Stored data:
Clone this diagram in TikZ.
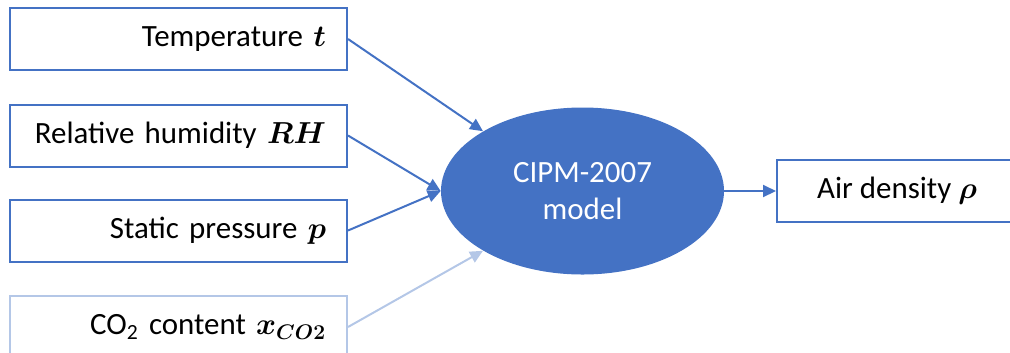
\documentclass[tikz,border=0pt]{standalone}
\usepackage{amsmath}
\usepackage{amssymb}
\usepackage{fontspec}
\setmainfont{Carlito}
\usetikzlibrary{shapes.geometric}
\usetikzlibrary{arrows.meta}
\definecolor{cipmblue}{HTML}{4472C4}
\definecolor{cipmlight}{HTML}{B4C7E7}

\begin{document}
\begin{tikzpicture}[x=0.2mm,y=-0.2mm,
	every node/.style={font=\fontsize{17.6}{21.5}\selectfont},
	inbox/.style={draw=cipmblue,line width=0.4mm,rectangle,minimum width=67.4mm,minimum height=12.4mm,text width=59mm,align=right,inner sep=0pt},
	outbox/.style={draw=cipmblue,line width=0.4mm,rectangle,minimum width=48mm,minimum height=12.4mm,align=center,inner sep=0pt},
	model/.style={ellipse,fill=cipmblue,text=white,minimum width=56.6mm,minimum height=33.4mm,align=center,inner sep=0pt},
	feed/.style={draw=cipmblue,line width=0.4mm,-{Triangle[length=2.6mm,width=2.4mm]}}]
	\useasboundingbox (0,0) rectangle (1010,352);
	\clip (0,0) rectangle (1010,352);

	\node[inbox] (temp) at (178.5,39) {Temperature $\boldsymbol{t}$};
	\node[inbox] (hum) at (178.5,135.5) {Relative humidity $\boldsymbol{RH}$};
	\node[inbox] (pres) at (178.5,230.5) {Static pressure $\boldsymbol{p}$};
	\node[inbox,draw=cipmlight] (co2) at (178.5,327) {CO\textsubscript{2} content $\boldsymbol{x_{CO2}}$};

	\node[model] (cipm) at (582.5,191) {CIPM-2007\\model};
	\node[outbox] (rho) at (897,191) {Air density $\boldsymbol{\rho}$};

	\draw[feed] (temp.east) -- (cipm.149);
	\draw[feed] (hum.east) -- (cipm.west);
	\draw[feed] (pres.east) -- (cipm.west);
	\draw[feed,draw=cipmlight,fill=cipmlight] (co2.east) -- (cipm.211);
	\draw[feed] (cipm.east) -- (rho.west);
	\end{tikzpicture}
\end{document}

Description of the task: Copy out all the data without changing anything, and drop the pictures.

Reply to the exercise:
Clone this diagram in TikZ.
\documentclass[tikz,border=0pt]{standalone}
\usepackage{amsmath}
\usepackage{amssymb}
\usepackage{fontspec}
\setmainfont{Carlito}
\usetikzlibrary{shapes.geometric}
\usetikzlibrary{arrows.meta}
\definecolor{cipmblue}{HTML}{4472C4}
\definecolor{cipmlight}{HTML}{B4C7E7}

\begin{document}
\begin{tikzpicture}[x=0.2mm,y=-0.2mm,
	every node/.style={font=\fontsize{17.6}{21.5}\selectfont},
	inbox/.style={draw=cipmblue,line width=0.4mm,rectangle,minimum width=67.4mm,minimum height=12.4mm,text width=59mm,align=right,inner sep=0pt},
	outbox/.style={draw=cipmblue,line width=0.4mm,rectangle,minimum width=48mm,minimum height=12.4mm,align=center,inner sep=0pt},
	model/.style={ellipse,fill=cipmblue,text=white,minimum width=56.6mm,minimum height=33.4mm,align=center,inner sep=0pt},
	feed/.style={draw=cipmblue,line width=0.4mm,-{Triangle[length=2.6mm,width=2.4mm]}}]
	\useasboundingbox (0,0) rectangle (1010,352);
	\clip (0,0) rectangle (1010,352);

	\node[inbox] (temp) at (178.5,39) {Temperature $\boldsymbol{t}$};
	\node[inbox] (hum) at (178.5,135.5) {Relative humidity $\boldsymbol{RH}$};
	\node[inbox] (pres) at (178.5,230.5) {Static pressure $\boldsymbol{p}$};
	\node[inbox,draw=cipmlight] (co2) at (178.5,327) {CO\textsubscript{2} content $\boldsymbol{x_{CO2}}$};

	\node[model] (cipm) at (582.5,191) {CIPM-2007\\model};
	\node[outbox] (rho) at (897,191) {Air density $\boldsymbol{\rho}$};

	\draw[feed] (temp.east) -- (cipm.149);
	\draw[feed] (hum.east) -- (cipm.west);
	\draw[feed] (pres.east) -- (cipm.west);
	\draw[feed,draw=cipmlight,fill=cipmlight] (co2.east) -- (cipm.211);
	\draw[feed] (cipm.east) -- (rho.west);
	\end{tikzpicture}
\end{document}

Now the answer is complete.